VSR's work has also allowed him to suggest three conditions for consciousness which allow him to separate human consciousness off from that found in other creatures. These are (i) the possession of irrevocable qualia - I cannot merely choose what to perceive in the world in the same way that I can choose what to picture to myself in imagination (ii) the possibility of flexibility in response to these qualia - on seeing the guard dog, I can back away or stand my ground or climb a tree and (iii) possession of a short-term memory which ensures the stability of the world of qualia. Where any one of these is absent, there is no consciousness in the human sense. (pp. 238-40)

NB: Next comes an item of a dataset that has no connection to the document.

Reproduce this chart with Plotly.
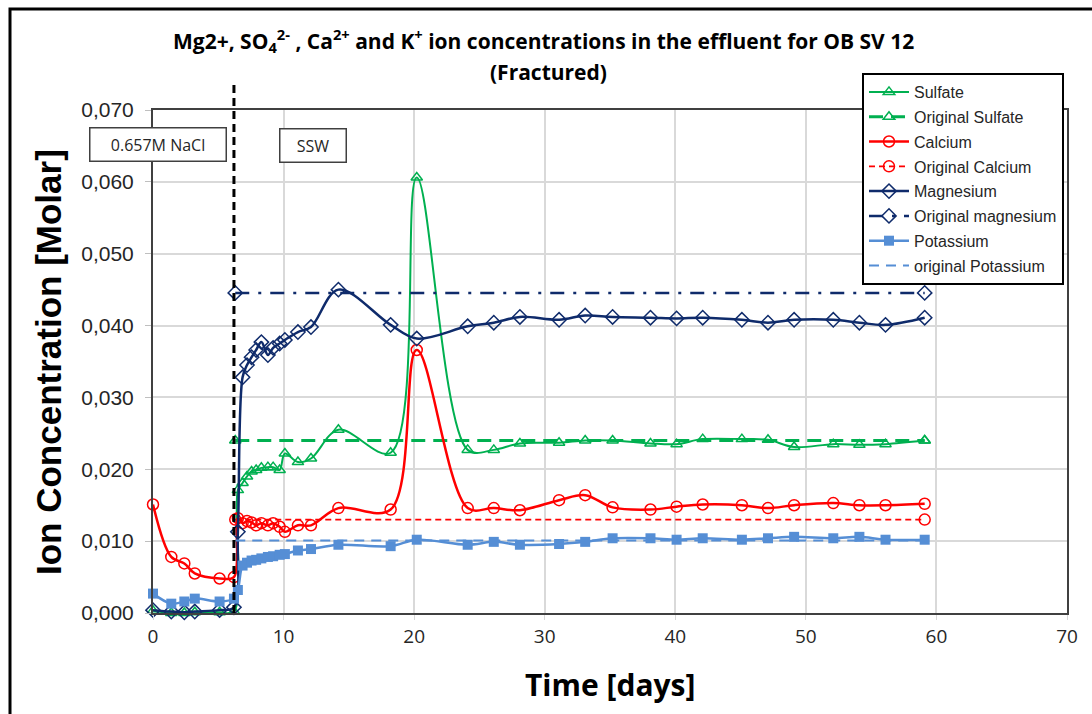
import plotly.graph_objects as go

# ---------------- data ----------------
time_days = [0, 1.4, 2.4, 3.2, 5.1, 6.2,
             6.5, 6.86, 7.2, 7.55, 7.9, 8.3, 8.8, 9.2, 9.7, 10.1, 11.1, 12.1,
             14.2, 18.2, 20.2, 24.1, 26.1, 28.1, 31.1, 33.1, 35.2, 38.1, 40.1,
             42.1, 45.1, 47.1, 49.1, 52.1, 54.1, 56.1, 59.1]

sulfate = [0.0003, 0.0000, 0.0000, 0.0001, 0.0001, 0.0002,
           0.0171, 0.0181, 0.0190, 0.0197, 0.0199, 0.0202, 0.0203, 0.0203, 0.0199, 0.0222, 0.0210, 0.0215,
           0.0255, 0.0223, 0.0606, 0.0227, 0.0227, 0.0236, 0.0237, 0.0240, 0.0240, 0.0236, 0.0235,
           0.0242, 0.0242, 0.0241, 0.0231, 0.0235, 0.0234, 0.0235, 0.0240]

calcium = [0.0151, 0.0078, 0.0069, 0.0055, 0.0048, 0.0050,
           0.0132, 0.0125, 0.0128, 0.0126, 0.0122, 0.0125, 0.0122, 0.0125, 0.0120, 0.0113, 0.0122, 0.0122,
           0.0146, 0.0144, 0.0366, 0.0146, 0.0146, 0.0143, 0.0157, 0.0164, 0.0147, 0.0144, 0.0148,
           0.0151, 0.0150, 0.0146, 0.0150, 0.0153, 0.0150, 0.0150, 0.0152]

magnesium = [0.0004, 0.0002, 0.0001, 0.0002, 0.0004, 0.0008,
             0.0113, 0.0328, 0.0345, 0.0356, 0.0366, 0.0377, 0.0359, 0.0369, 0.0375, 0.0380, 0.0391, 0.0398,
             0.0450, 0.0401, 0.0382, 0.0399, 0.0404, 0.0412, 0.0408, 0.0414, 0.0412, 0.0411, 0.0410,
             0.0411, 0.0408, 0.0404, 0.0408, 0.0408, 0.0404, 0.0401, 0.0411]

potassium = [0.0027, 0.0013, 0.0016, 0.0020, 0.0016, 0.0020,
             0.0032, 0.0066, 0.0070, 0.0073, 0.0074, 0.0076, 0.0078, 0.0079, 0.0081, 0.0082, 0.0087, 0.0089,
             0.0095, 0.0093, 0.0102, 0.0095, 0.0099, 0.0095, 0.0096, 0.0099, 0.0104, 0.0104, 0.0102,
             0.0104, 0.0102, 0.0104, 0.0106, 0.0104, 0.0106, 0.0102, 0.0102]

orig_time = [6.3, 59.1]
orig_sulfate = [0.0240, 0.0240]
orig_calcium = [0.0130, 0.0130]
orig_magnesium = [0.04455, 0.04455]
orig_potassium = [0.0101, 0.0101]

ssw_switch_day = 6.2
x_ticks = [0, 10, 20, 30, 40, 50, 60, 70]

# ---------------- styles ----------------
GREEN = "#00B050"
RED = "#FF0000"
NAVY = "#0F2B6B"
LBLUE = "#558ED5"

# plot area in pixels
L, R, T, B = 153, 1067, 110, 613
W, H = 1092, 714


def px(xp):
    return (xp - L) / (R - L)


def py(yp):
    return (B - yp) / (B - T)


fig = go.Figure()

common = dict(mode="lines+markers", line_shape="spline", cliponaxis=False)

fig.add_trace(go.Scatter(x=time_days, y=sulfate, name="Sulfate", legendgroup="g1",
                         line=dict(color=GREEN, width=2),
                         marker=dict(symbol="triangle-up-open", size=10, color=GREEN, line=dict(width=1.5)),
                         **common))
fig.add_trace(go.Scatter(x=orig_time, y=orig_sulfate, name="Original Sulfate", legendgroup="g2",
                         mode="lines+markers", cliponaxis=False,
                         line=dict(color=GREEN, width=3, dash="14px,8px"),
                         marker=dict(symbol="triangle-up-open", size=10, color=GREEN, line=dict(width=1.5))))
fig.add_trace(go.Scatter(x=time_days, y=calcium, name="Calcium", legendgroup="g3",
                         line=dict(color=RED, width=2.5),
                         marker=dict(symbol="circle-open", size=11, color=RED, line=dict(width=1.5)),
                         **common))
fig.add_trace(go.Scatter(x=orig_time, y=orig_calcium, name="Original Calcium", legendgroup="g4",
                         mode="lines+markers", cliponaxis=False,
                         line=dict(color=RED, width=1.8, dash="6px,4px"),
                         marker=dict(symbol="circle-open", size=11, color=RED, line=dict(width=1.5))))
fig.add_trace(go.Scatter(x=time_days, y=magnesium, name="Magnesium", legendgroup="g5",
                         line=dict(color=NAVY, width=2.5),
                         marker=dict(symbol="diamond-open", size=11, color=NAVY, line=dict(width=1.5)),
                         **common))
fig.add_trace(go.Scatter(x=orig_time, y=orig_magnesium, name="Original magnesium", legendgroup="g6",
                         mode="lines+markers", cliponaxis=False,
                         line=dict(color=NAVY, width=2.5, dash="14px,9px,3px,9px"),
                         marker=dict(symbol="diamond-open", size=11, color=NAVY, line=dict(width=1.5))))
fig.add_trace(go.Scatter(x=time_days, y=potassium, name="Potassium", legendgroup="g7",
                         line=dict(color=LBLUE, width=2.5),
                         marker=dict(symbol="square", size=10, color=LBLUE),
                         **common))
fig.add_trace(go.Scatter(x=orig_time, y=orig_potassium, name="original Potassium", legendgroup="g8",
                         mode="lines", cliponaxis=False,
                         line=dict(color=LBLUE, width=2, dash="10px,7px")))

# vertical separator (NaCl -> SSW)
fig.add_shape(type="line", xref="x", yref="paper", x0=ssw_switch_day, x1=ssw_switch_day,
              y0=0, y1=py(85), line=dict(color="black", width=3, dash="8px,5px"))

# outer frame (left + top visible)
fig.add_shape(type="rect", xref="paper", yref="paper", x0=px(10), x1=px(1110), y0=py(730), y1=py(9),
              line=dict(color="black", width=3), layer="above")

TXT = "#262626"
box = dict(xref="paper", yref="paper", showarrow=False, xanchor="center", yanchor="middle",
           bordercolor="#404040", borderwidth=1.5, bgcolor="white", borderpad=2)
fig.add_annotation(text="0.657M NaCl", x=px(157.5), y=py(144.5), width=131, height=28,
                   font=dict(family="Open Sans", size=16, color=TXT), **box)
fig.add_annotation(text="SSW", x=px(312.5), y=py(145.5), width=61, height=28,
                   font=dict(family="Open Sans", size=16, color=TXT), **box)

# titles
lab = dict(xref="paper", yref="paper", showarrow=False, xanchor="center", yanchor="middle")
fig.add_annotation(text="Mg2+, SO<sub>4</sub><sup>2-</sup> , Ca<sup>2+</sup> and K<sup>+</sup> ion concentrations in the effluent for OB SV 12",
                   x=px(543), y=py(40),
                   font=dict(family="Open Sans", size=21, color="black", weight="bold"), **lab)
fig.add_annotation(text="(Fractured)", x=px(548), y=py(72),
                   font=dict(family="Open Sans", size=21, color="black", weight="bold"), **lab)
fig.add_annotation(text="Ion Concentration [Molar]", x=px(48), y=py(362), textangle=-90,
                   font=dict(family="Liberation Sans", size=35, color="black", weight="bold"), **lab)
fig.add_annotation(text="Time [days]", x=px(610), y=py(684),
                   font=dict(family="Open Sans", size=30, color="black", weight="bold"), **lab)

fig.update_layout(
    width=W, height=H,
    margin=dict(l=L, r=W - R, t=T, b=H - B, pad=0),
    paper_bgcolor="white", plot_bgcolor="white",
    separators=",.",
    showlegend=True,
    legend=dict(x=px(862), y=py(73), xanchor="left", yanchor="top",
                bgcolor="white", bordercolor="black", borderwidth=2,
                font=dict(family="Liberation Sans", size=16, color=TXT),
                traceorder="grouped", tracegroupgap=1, itemwidth=40),
    xaxis=dict(range=[0, 70], tickvals=x_ticks, showgrid=True, gridcolor="#D9D9D9", gridwidth=1.5,
               showline=True, linecolor="#404040", linewidth=2, mirror=True, zeroline=False,
               ticks="outside", ticklen=5, tickcolor="#D9D9D9",
               tickfont=dict(family="Open Sans", size=19, color=TXT)),
    yaxis=dict(range=[0, 0.070], dtick=0.01, tickformat=".3f", showgrid=True, gridcolor="#D9D9D9",
               gridwidth=1.5, showline=True, linecolor="#404040", linewidth=2, mirror=True, zeroline=False,
               ticks="outside", ticklen=6, tickcolor="#BFBFBF", ticklabelstandoff=7,
               tickfont=dict(family="Liberation Sans", size=21, color=TXT)),
)

fig.write_html("out.html")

So, the bee that returns to the hive and does an elaborate dance to indicate where the pollen it has discovered is to be found is not conscious, because it has (i) and (iii) but not (ii); the dance it performs is not an instance of a flexible response, it is a pre-programmed pattern. In the same way, a sleepwalking person is not conscious, in the sense that we ordinarily use the term, because in this case (iii) is absent; sleepwalkers typically have no memory of their actions although they are clearly responding to their environment at some level.
VSR concludes that the self is at once embodied, passionate, executive, mnemonic, unified, vigilant, conceptual, and social (pp. 247-53); it is "imposing coherence on consciousness" (p. 251). "All of us make mental taxonomies or groupings of events and objects...Our brains set up...categories...even without formal education". We seem to naturally grasp the world according to what "cognitive psychologists and philosophers" call "tokens and types", so that "all our experiences can be classified into general categories or types (people or cars) versus specific exemplars or tokens (Joe or my car)...this distinction is not merely academic; it is embedded deep in the architecture of the brain" (p. 170).
At the same time 'our sense of having a private nonmaterial soul "watching the world" is really an illusion (as has long been emphasized by Eastern mystical traditions like Hinduism and Zen Buddhism)...you are in fact part of the eternal ebb and flow of events'. He is no doubt right to find this liberating and the source of 'a certain humility - the source of all authentic religious experience' (p. 257).
Nice summary. Have linked your post in mine. One is left with the impression after reading the book that no opinion, judgment, perception of the self will seem inviolable now. After all, the brain is capable of so much deception.